Permettez-moi d’évoquer, chers lecteurs, l’expression de ‘’Nation en Harmonie’’ puisque c’est cela qui me parait menacé aujourd’hui en Guinée. L’élite guinéenne, à laquelle le devoir de l’Harmonie de la Nation incombe, a choisi (dans sa majorité) une posture furtive afin d’éviter le sujet dans les débats politiques actuels. Peut-être pour ne pas contribuer à l’aggravation de la division qui prévaut dans le pays, ou bien par simple calcul opportuniste. Pourtant, la réalité crève les yeux, notre pays va mal dans ses assises sociétales et communautaires.

Cet engrenage vicieux résulte, évidemment, de l’ethno-stratégie outrageusement utilisée par une classe politique, braquée et sclérosée, dans sa quête aveugle du pouvoir depuis 2 décennies. Dès lors, le militantisme gagne la population toute entière, en favorisant la division et la communautarisation du pays, en attisant la haine et le clivage entre guinéens. Les violences verbales et physiques sont tolérées, encouragées, voire même pratiquées par ceux-là qui devraient nous en protéger. L’assassinat des citoyens est banalisé, alors que dans tout pays civilisé, la vie du citoyen reste le plus sacré. Les libertés individuelles et collectives sont bafouées. Le clivage communautaire s’accélère à telle enseigne qu’on a le droit de se demander si la volonté des guinéens de vivre ensemble existe encore.

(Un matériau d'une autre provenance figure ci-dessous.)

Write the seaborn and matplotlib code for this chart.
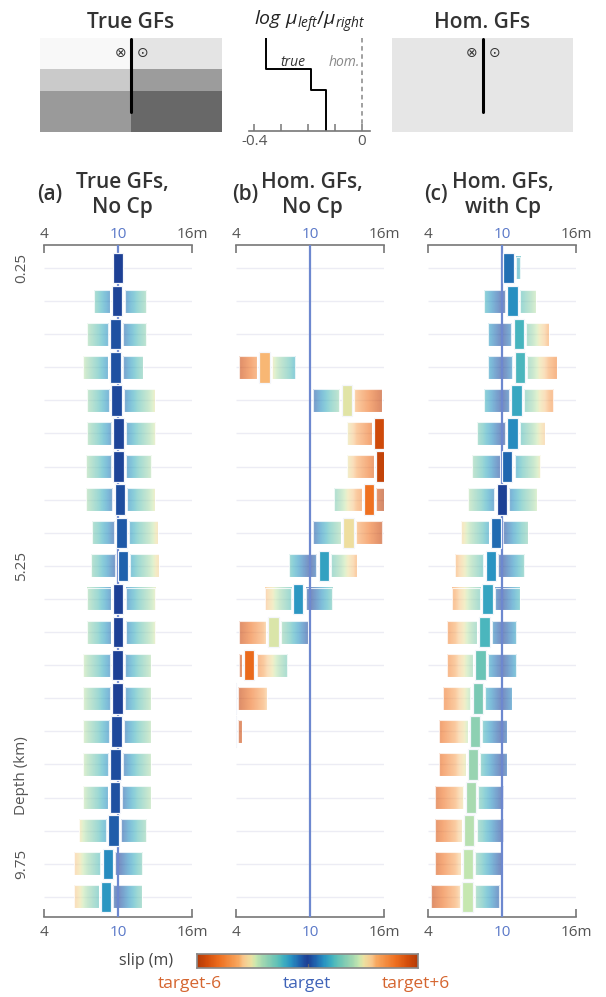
import numpy as np
import matplotlib
matplotlib.use("Agg")
import matplotlib.pyplot as plt
from matplotlib.colors import LinearSegmentedColormap, Normalize
from matplotlib.patches import Rectangle
from matplotlib.transforms import blended_transform_factory
import seaborn as sns

# ---------------------------------------------------------------- data
TARGET = 10.0
nan = np.nan
rows = np.arange(20)

depth_tick_rows = [0, 9, 18]
depth_tick_labels = ["0.25", "5.25", "9.75"]

slip_ticks = [4, 10, 16]
slip_tick_labels = ["4", "10", "16m"]

# (a) true Green's functions, no Cp
a_lo = [10.0, 8.1, 7.5, 7.2, 7.5, 7.5, 7.4, 7.4, 7.9, 7.8,
        7.5, 7.5, 7.16, 7.16, 7.16, 7.16, 7.16, 6.86, 6.46, 6.46]
a_mean = [10.0, 9.95, 9.8, 9.8, 9.9, 10.05, 10.05, 10.15, 10.3, 10.4,
          10.03, 10.03, 9.98, 9.98, 9.9, 9.82, 9.77, 9.66, 9.18, 9.04]
a_hi = [10.0, 12.3, 12.3, 12.0, 13.0, 13.0, 12.7, 13.0, 13.2, 13.3,
        13.0, 13.0, 12.64, 12.64, 12.64, 12.64, 12.64, 12.3, 11.97, 11.97]

# (b) homogeneous Green's functions, no Cp
b_lo = [nan, nan, nan, 4.3, 10.27, 12.97, 12.97, 11.94, 10.27, 8.34,
        6.35, 4.3, 4.3, 3.6, 3.6, nan, nan, nan, nan, nan]
b_mean = [nan, nan, nan, 6.35, 12.97, 15.57, 15.73, 14.77, 13.1, 11.12,
          9.06, 7.06, 5.11, 3.6, 3.6, nan, nan, nan, nan, nan]
b_hi = [nan, nan, nan, 8.82, 15.81, 15.57, 15.73, 16.08, 15.8, 13.77,
        11.78, 9.82, 8.18, 6.5, 4.5, nan, nan, nan, nan, nan]

# (c) homogeneous Green's functions, with Cp
c_lo = [10.52, 8.56, 8.9, 8.9, 8.56, 7.97, 7.61, 7.29, 6.7, 6.2,
        5.95, 5.6, 5.6, 5.27, 4.93, 4.93, 4.6, 4.6, 4.6, 4.26]
c_mean = [10.52, 10.87, 11.37, 11.44, 11.19, 10.84, 10.43, 10.0, 9.52, 9.1,
          8.85, 8.58, 8.26, 8.05, 7.83, 7.67, 7.49, 7.37, 7.27, 7.21]
c_hi = [11.46, 12.75, 13.8, 14.42, 14.15, 13.45, 13.07, 12.8, 12.1, 11.8,
        11.46, 11.14, 11.14, 10.79, 10.44, 10.44, 10.11, 10.11, 10.11, 9.79]

# rigidity contrast profile (layer tops/bottoms in km, log mu_left/mu_right)
layer_edges = [0.0, 3.3, 5.6, 10.0]
log_mu_ratio = [-0.357, -0.19, -0.135]

# ---------------------------------------------------------------- style
sns.set_theme(style="white")
plt.rcParams["font.family"] = ["Open Sans", "DejaVu Sans"]
plt.rcParams["axes.unicode_minus"] = False
plt.rcParams["mathtext.fontset"] = "custom"
plt.rcParams["mathtext.it"] = "Open Sans:italic"
plt.rcParams["mathtext.rm"] = "Open Sans"

W, H = 606, 997
fig = plt.figure(figsize=(W / 100, H / 100), dpi=100)
fig.patch.set_facecolor("white")


def px_axes(x0, y0, x1, y1):
    return fig.add_axes([x0 / W, 1 - y1 / H, (x1 - x0) / W, (y1 - y0) / H])


def ftext(x, y, s, **kw):
    fig.text(x / W, 1 - y / H, s, **kw)


# diverging map for slip relative to the target (symmetric about target)
frac = [0.00, 0.07, 0.15, 0.22, 0.27, 0.33, 0.42, 0.47, 0.51, 0.58, 0.63, 0.80, 0.92, 1.00]
cols = ["#1d3e94", "#2063ae", "#2892c2", "#3fb0c0", "#5ec0b8", "#7ccab4", "#a8dab0",
        "#c8e8b0", "#ece2a2", "#f8c98e", "#f8a860", "#ef7020", "#d24c0a", "#b53c08"]
stops = [(0.5 - f / 2, c) for f, c in zip(frac[::-1], cols[::-1])] + \
        [(0.5 + f / 2, c) for f, c in zip(frac[1:], cols[1:])]
cmap = LinearSegmentedColormap.from_list("slipdev", stops)
norm = Normalize(-6, 6)

TXT = "#333333"
TICK = "#555555"
BLUE = "#6d88cf"

BAR_W = 0.84
BAR_H = 0.92
BOX_H = 0.69
GAP = 0.18


def gradient_box(ax, x0, x1, yc):
    if not (x1 - x0 > 0):
        return
    xs = np.linspace(x0, x1, 80)
    rgba = cmap(norm(xs - TARGET))
    rgba[:, 3] = 0.6
    ax.imshow(rgba[np.newaxis], extent=[x0, x1, yc + BOX_H / 2, yc - BOX_H / 2],
              aspect="auto", interpolation="bilinear", zorder=2)
    ax.add_patch(Rectangle((x0, yc - BOX_H / 2), x1 - x0, BOX_H, fill=False,
                           ec="white", lw=0.8, alpha=0.8, zorder=2.1))


def slip_panel(x0, lo, mean, hi):
    ax = px_axes(x0, 245, x0 + 148.8, 917)
    lo, mean, hi = map(np.asarray, (lo, mean, hi))
    ax.hlines(rows, 4, 16, color="#ececf4", lw=1.0, zorder=1)
    for r, l, m, h in zip(rows, lo, mean, hi):
        if np.isnan(m):
            continue
        gradient_box(ax, l, m - BAR_W / 2 - GAP, r)
        gradient_box(ax, m + BAR_W / 2 + GAP, h, r)
    ax.axvline(TARGET, color=BLUE, lw=1.6, zorder=3)
    ok = ~np.isnan(mean)
    ax.bar(mean[ok], BAR_H, width=BAR_W, bottom=rows[ok] - BAR_H / 2,
           color=cmap(norm(mean[ok] - TARGET)), edgecolor="#f4f6fb", linewidth=0.9, zorder=4)
    ax.set_xlim(4, 16)
    ax.set_ylim((917 - 268) / 33.1, (245 - 268) / 33.1)
    ax.set_yticks([])
    for s in ["left", "right", "top"]:
        ax.spines[s].set_visible(False)
    ax.spines["bottom"].set_color("#777777")
    ax.spines["bottom"].set_linewidth(1.2)
    ax.set_xticks(slip_ticks, labels=slip_tick_labels)
    ax.tick_params(axis="x", bottom=True, direction="in", length=6, width=1.2,
                   color="#777777", labelsize=11, labelcolor=TICK, pad=6)
    sec = ax.secondary_xaxis("top")
    sec.set_xticks(slip_ticks, labels=slip_tick_labels)
    sec.tick_params(axis="x", direction="in", length=6, width=1.2, color="#777777",
                    labelsize=11, labelcolor=TICK, pad=2)
    sec.spines["top"].set_color("#777777")
    sec.spines["top"].set_linewidth(1.2)
    for t in ax.get_xticklabels() + sec.get_xticklabels():
        if t.get_text() == "10":
            t.set_color("#5a78c8")
    return ax


ax_a = slip_panel(43.5, a_lo, a_mean, a_hi)
ax_b = slip_panel(235.5, b_lo, b_mean, b_hi)
ax_c = slip_panel(427.5, c_lo, c_mean, c_hi)

# depth annotation on the left of panel (a)
trans = blended_transform_factory(fig.transFigure, ax_a.transData)
for r, lab in zip(depth_tick_rows, depth_tick_labels):
    ax_a.text(22 / W, r, lab, transform=trans, rotation=90, ha="center", va="center",
              fontsize=11, color=TICK)
ax_a.text(22 / W, 15.35, "Depth (km)", transform=trans, rotation=90, ha="center",
          va="center", fontsize=11, color=TICK)

# panel titles
for cx, lx, tag, l1, l2 in [(122, 50, "(a)", "True GFs,", "No Cp"),
                            (312, 245, "(b)", "Hom. GFs,", "No Cp"),
                            (503, 436, "(c)", "Hom. GFs,", "with Cp")]:
    ftext(lx, 200, tag, ha="center", va="baseline", fontsize=15, weight="semibold", color=TXT)
    ftext(cx, 188, l1, ha="center", va="baseline", fontsize=15, weight="semibold", color=TXT)
    ftext(cx, 213, l2, ha="center", va="baseline", fontsize=15, weight="semibold", color=TXT)

# ---------------------------------------------------------------- fault sketches
greys_left = ["#f8f8f8", "#cacaca", "#9a9a9a"]
greys_right = ["#e4e4e4", "#9c9c9c", "#686868"]


def fault_sketch(x0, x1, left, right, title):
    ax = px_axes(x0, 38, x1, 132)
    for i in range(3):
        ax.add_patch(Rectangle((0, layer_edges[i]), 0.5, layer_edges[i + 1] - layer_edges[i],
                               color=left[i], lw=0))
        ax.add_patch(Rectangle((0.5, layer_edges[i]), 0.5, layer_edges[i + 1] - layer_edges[i],
                               color=right[i], lw=0))
    ax.plot([0.5, 0.5], [0.1, 7.9], color="black", lw=2.2)
    ax.text(0.44, 1.6, "\u2297", ha="center", va="center", fontsize=10, color=TXT,
            family="DejaVu Sans")
    ax.text(0.565, 1.6, "\u2299", ha="center", va="center", fontsize=10, color=TXT,
            family="DejaVu Sans")
    ax.set_xlim(0, 1)
    ax.set_ylim(10, 0)
    ax.set_axis_off()
    ftext((x0 + x1) / 2, 22, title, ha="center", va="center", fontsize=15,
          weight="semibold", color=TXT)


fault_sketch(40, 222, greys_left, greys_right, "True GFs")
fault_sketch(392, 573, ["#e6e6e6"] * 3, ["#e6e6e6"] * 3, "Hom. GFs")

# rigidity-contrast profile
mid = px_axes(249, 38, 370, 131)
step_x, step_y = [], []
for i, v in enumerate(log_mu_ratio):
    step_x += [v, v]
    step_y += [layer_edges[i], layer_edges[i + 1]]
sns.lineplot(x=step_x, y=step_y, sort=False, estimator=None, color="black", lw=1.4, ax=mid)
mid.plot([0, 0], [0, 10], color="#999999", lw=1.3, ls=(0, (2.5, 2)))
mid.set_xlim(-0.42, 0.03)
mid.set_ylim(10, 0)
mid.set_xlabel("")
mid.set_ylabel("")
mid.set_yticks([])
for s in ["left", "right", "top"]:
    mid.spines[s].set_visible(False)
mid.spines["bottom"].set_color("#777777")
mid.spines["bottom"].set_linewidth(1.2)
mid.set_xticks([-0.4, -0.3, -0.2, -0.1, 0.0], labels=["-0.4", "", "", "", "0"])
mid.tick_params(axis="x", bottom=True, direction="in", length=5, width=1.1,
                color="#777777", labelsize=11, labelcolor=TICK, pad=2)
ftext(310, 22, r"$log\ \mu_{left}/\mu_{right}$", ha="center", va="center", fontsize=14,
      color="#222222")
ftext(293, 62, "true", ha="center", va="center", fontsize=10, style="italic", color=TXT)
ftext(344, 62, "hom.", ha="center", va="center", fontsize=10, style="italic", color="#888888")

# ---------------------------------------------------------------- colour bar
cax = px_axes(197, 954, 418, 968)
grad = np.linspace(-6, 6, 300)
cax.imshow(cmap(norm(grad))[np.newaxis], extent=[-6, 6, 0, 1], aspect="auto")
cax.set_xticks([])
cax.set_yticks([])
for s in cax.spines.values():
    s.set_visible(True)
    s.set_color("#888888")
    s.set_linewidth(1.2)
cax.plot([0, 0], [0, 0.3], color="#666666", lw=1)
ftext(146, 961, "slip (m)", ha="center", va="center", fontsize=11.5, color="#444444")
ftext(190, 984, "target-6", ha="center", va="center", fontsize=12.5, color="#d5652f")
ftext(307, 984, "target", ha="center", va="center", fontsize=12.5, color="#3f63b8")
ftext(416, 984, "target+6", ha="center", va="center", fontsize=12.5, color="#d5652f")

fig.savefig("out.png", dpi=100, facecolor="white")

De surcroit, les leaders d’opinion (religieux et traditionnels) sont sciemment affaiblis, ou ils s’affaiblissent eux-mêmes de par leurs prises de position scandaleuses. Les lois de la république sont foulées au sol. Les biens publics sont assimilés, sans aucun discernement, aux propriétés privées des privilégiés au pouvoir. Les rares voix qui s’évertuent à dénoncer les dangers qu’encourt le pays, se noient dans la lassitude des oreilles attentives, dans lesquelles résonnent, encore et toujours, les mêmes scandales éclaboussant les mêmes personnes censées défendre les intérêts du pays. Le citoyen se sent trahi et abandonné par une autorité qui relègue au second plan les ‘’priorités’’ qui l’assaillent.

Dans ce contexte, il est aisé de s’apercevoir que le système en place fragilise toutes les institutions du pays et plonge inexorablement le pouvoir, qui l’incarne, dans une crise de légitimité sans précédent.

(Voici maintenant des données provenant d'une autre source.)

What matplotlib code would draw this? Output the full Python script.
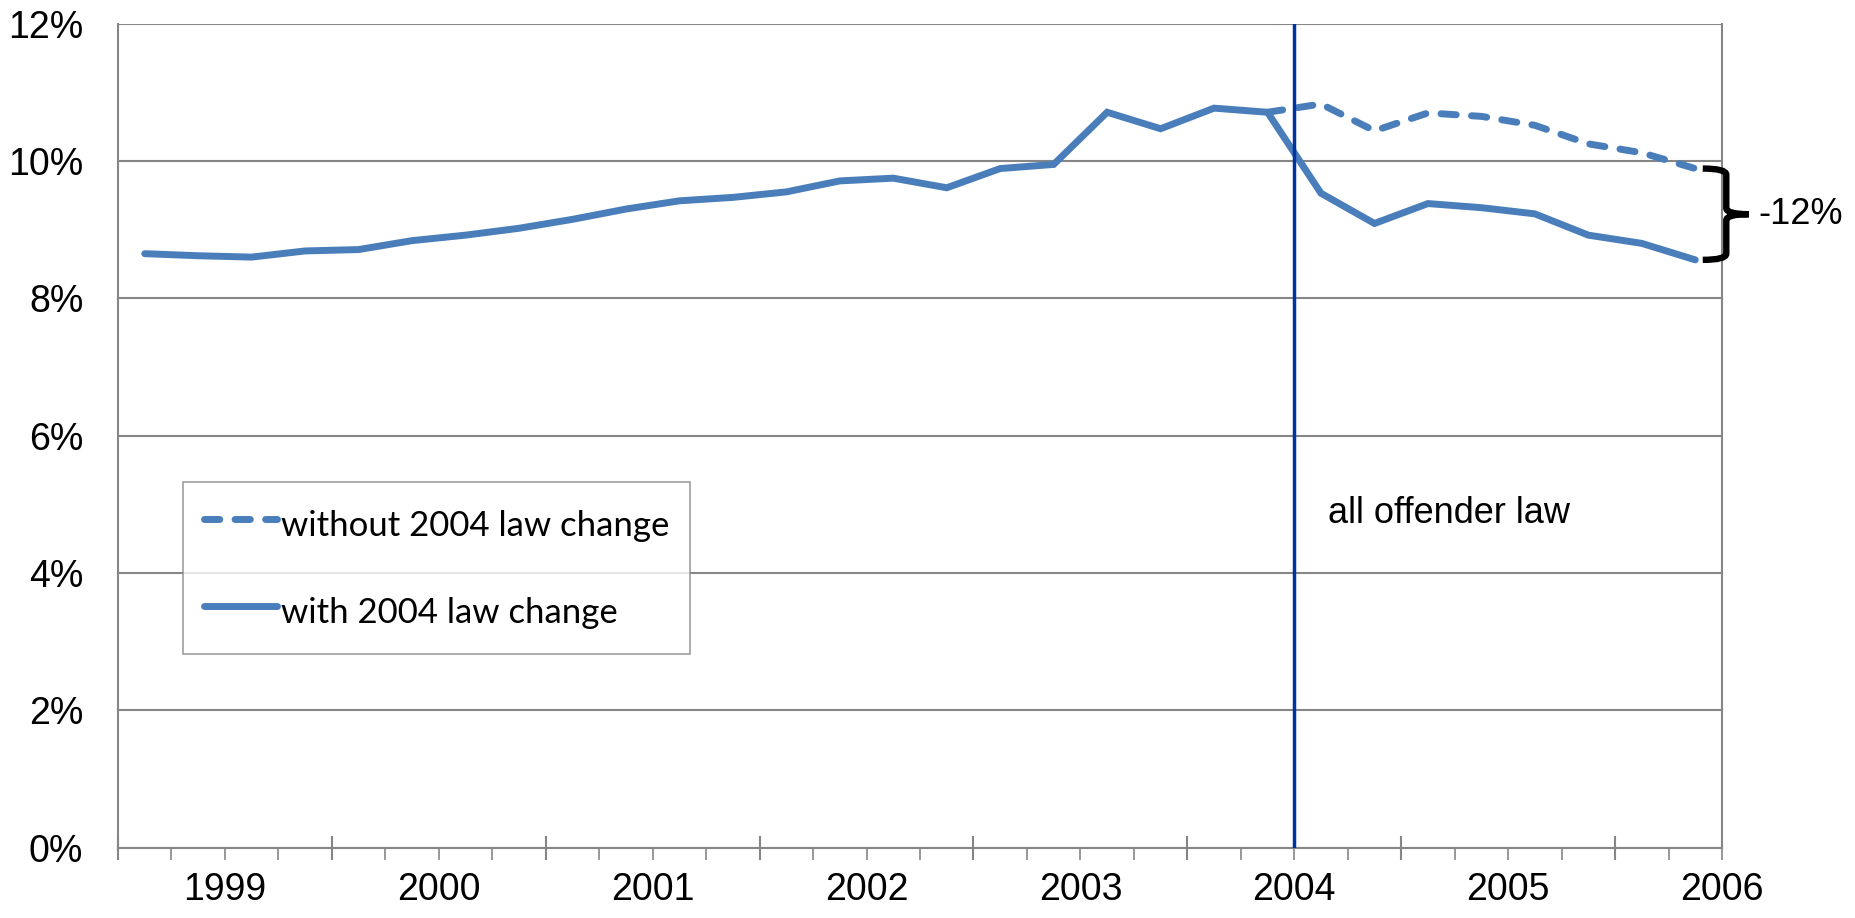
import matplotlib
matplotlib.use("Agg")
import matplotlib.pyplot as plt
from matplotlib.path import Path
from matplotlib.patches import PathPatch
import numpy as np

# quarterly data, 1998 Q3 .. 2005 Q4, rate in percent
years = [1998, 1998] + [y for y in range(1999, 2006) for _ in range(4)]
quarters = [3, 4] + [1, 2, 3, 4] * 7
with_law = [8.65, 8.62, 8.60, 8.69, 8.71, 8.84, 8.92, 9.02, 9.15, 9.30,
            9.42, 9.47, 9.55, 9.71, 9.75, 9.61, 9.89, 9.95, 10.71, 10.47,
            10.77, 10.71, 9.53, 9.09, 9.38, 9.32, 9.23, 8.92, 8.80, 8.56]
# counterfactual starts at 2003 Q4
without_start = 21
without_law = [10.71, 10.83, 10.44, 10.70, 10.65, 10.52, 10.25, 10.12, 9.89]

year_labels = ["1999", "2000", "2001", "2002", "2003", "2004", "2005", "2006"]
y_ticks = [0, 2, 4, 6, 8, 10, 12]
law_year = 2004
gap_label = "-12%"

blue = "#4A7EBB"
grid = "#868686"
arial = "Liberation Sans"

# mid-quarter positions in years
x = np.array(years) + (np.array(quarters) - 1) / 4 + 0.125
x_without = x[without_start:]

fig = plt.figure(figsize=(18.56, 9.18), dpi=100)
ax = fig.add_axes([118 / 1856, 1 - 847.5 / 918, 1604 / 1856, 823.8 / 918])

ax.plot(x_without, without_law, color=blue, lw=5, ls=(0, (2.2, 2.2)),
        dash_capstyle="round", solid_capstyle="round",
        label="without 2004 law change", zorder=3)
ax.plot(x, with_law, color=blue, lw=5, solid_capstyle="round",
        solid_joinstyle="miter", label="with 2004 law change", zorder=4)

ax.axvline(law_year, color="#0033A0", lw=2.5, zorder=5)
ax.text(law_year + 0.16, 4.87, "all offender law", fontsize=26,
        family=arial, va="center", ha="left")

ax.set_xlim(1998.5, 2006.0)
ax.set_ylim(0, 12)

ax.set_xticks(np.arange(1998.5, 2006.0, 1.0))
ax.set_xticks(np.arange(1998.5, 2006.01, 0.25), minor=True)
ax.set_xticklabels([])
ax.tick_params(axis="x", which="major", direction="inout", length=17,
               width=1.5, color=grid)
ax.tick_params(axis="x", which="minor", direction="out", length=8.5,
               width=1.2, color=grid)
for i, lab in enumerate(year_labels):
    ax.text(1999 + i, -0.35, lab, ha="center", va="top", fontsize=27,
            family=arial, clip_on=False)

ax.set_yticks(y_ticks)
ax.set_yticklabels([f"{v}%" for v in y_ticks], fontsize=27, family=arial)
ax.tick_params(axis="y", length=0, pad=25)
ax.yaxis.grid(True, color=grid, lw=1.5)
ax.set_axisbelow(True)

for side in ["left", "bottom", "right"]:
    ax.spines[side].set_color(grid)
    ax.spines[side].set_linewidth(1.5)
ax.spines["top"].set_visible(False)

# curly brace between the two end values
top = without_law[-1]
bot = with_law[-1]
mid = (top + bot) / 2
x0, xv, xt = 2005.91, 2006.02, 2006.125
r = 0.09
verts = [(x0, top), (xv, top), (xv, top - r),
         (xv, mid + r), (xv, mid), (xt, mid),
         (xv, mid), (xv, mid - r),
         (xv, bot + r), (xv, bot), (x0, bot)]
codes = [Path.MOVETO, Path.CURVE3, Path.CURVE3,
         Path.LINETO, Path.CURVE3, Path.CURVE3,
         Path.CURVE3, Path.CURVE3,
         Path.LINETO, Path.CURVE3, Path.CURVE3]
ax.add_patch(PathPatch(Path(verts, codes), fill=False, lw=4.6,
                       edgecolor="black", clip_on=False, zorder=6,
                       capstyle="butt"))
ax.text(xt + 0.045, mid, gap_label, fontsize=26, family=arial,
        va="center", ha="left", clip_on=False)

leg = ax.legend(loc="upper left", bbox_to_anchor=(0.0408, 0.4437),
                prop={"family": "Lato", "size": 25}, frameon=True,
                fancybox=False, edgecolor=grid, handlelength=2.1,
                handleheight=1.55, handletextpad=0.1, borderpad=0.6,
                labelspacing=1.25, borderaxespad=0)
leg.get_frame().set_linewidth(1.2)

fig.savefig("out.png", dpi=100)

Tel est l’état de déchéance de mon pays après 10 ans de ‘’démocratie’’, et 10 ans de rêves brisés. C’est pourquoi, j’interpelle le Président de la République, à qui la responsabilité de l’unité nationale et de la cohésion sociale incombe en premier lieu, à se rendre compte que ses 10 ans de pouvoir ont été fortement marqués par la fragilisation des fondements de la Nation guinéenne. Il doit impérativement se transcender pour accepter, comme un père de famille, que le futur du pays dépend de sa compréhension de son rôle de père de la Nation, et ce jusqu’à la fin de son second et dernier mandat. Je l’invite à comprendre que ses enfants, rebelles et soumis, ont les mêmes droits à la vie, à la santé, à la sécurité, à l’éducation, au travail, à la succession, à l’héritage, etc.

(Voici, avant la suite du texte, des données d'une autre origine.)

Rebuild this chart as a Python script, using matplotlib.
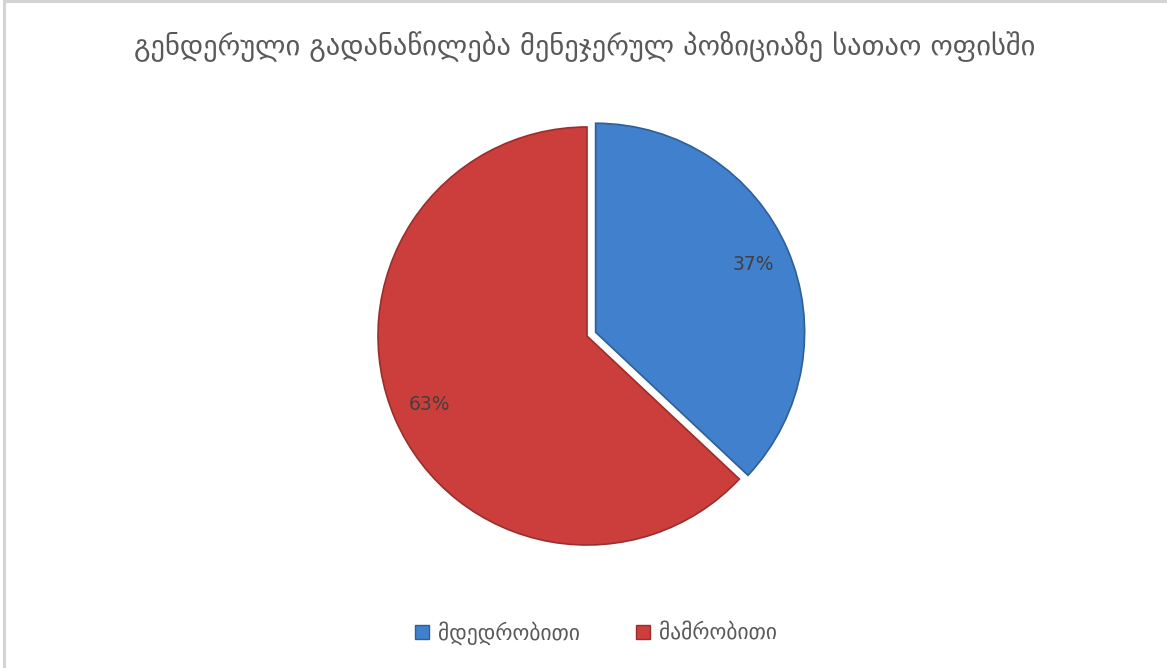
import numpy as np
import matplotlib
matplotlib.use("Agg")
import matplotlib.pyplot as plt
from matplotlib.patches import Patch
from matplotlib.lines import Line2D

title = "გენდერული გადანაწილება მენეჯერულ პოზიციაზე სათაო ოფისში"
labels = ["მდედრობითი", "მამრობითი"]
shares = [37, 63]
colors = ["#4080CC", "#CC3E3C"]
edges = ["#2F5F98", "#9A2E2C"]

W, H = 1167, 668
fig = plt.figure(figsize=(W / 100, H / 100), dpi=100)
fig.patch.set_facecolor("white")

# thin grey frame on top/left
fig.add_artist(Line2D([3.5 / W, 3.5 / W], [0, 1 - 1 / H], color="#D4D4D4", lw=2.2))
fig.add_artist(Line2D([3.5 / W, 1], [1 - 1 / H, 1 - 1 / H], color="#D4D4D4", lw=2.2))

R = 209
cx, cy = 587, H - 336
box = 500
ax = fig.add_axes([(cx - box / 2) / W, (cy - box / 2) / H, box / W, box / H])
lim = box / 2 / R
ax.axis("off")

wedges, texts, autotexts = ax.pie(
    shares, colors=colors, startangle=90, counterclock=False,
    explode=[0.045, 0], autopct="%d%%", pctdistance=0.82,
    wedgeprops=dict(linewidth=1.2), frame=False,
    textprops=dict(fontsize=13.5, color="#404040"))
for w, e in zip(wedges, edges):
    w.set_edgecolor(e)
ax.set_xlim(-lim, lim)
ax.set_ylim(-lim, lim)

fig.text(585 / W, 1 - 47 / H, title, ha="center", va="center",
         fontsize=20.5, color="#595959")

handles = [Patch(facecolor=c, edgecolor=e, label=l) for c, e, l in zip(colors, edges, labels)]
fig.legend(handles=handles, loc="center", bbox_to_anchor=(596 / W, 1 - 633 / H),
           ncol=2, frameon=False, fontsize=15.5, handlelength=0.65, handleheight=0.65,
           handletextpad=0.4, columnspacing=2.6, labelcolor="#595959")

fig.savefig("out.png", dpi=100)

Je crois fermement que les guinéens ne renonceront jamais à leur droit à la démocratie, qui leur garantit le pouvoir souverain de sanctionner tout mandat électif confié à un responsable politique.

Ainsi, la grande échéance s’approche ! Pendant que la page noble de l’histoire glorieuse de notre pays reste ouverte, il est encore temps, pour tout guinéen soucieux de l’avenir de son pays, d’essayer de s’y inscrire.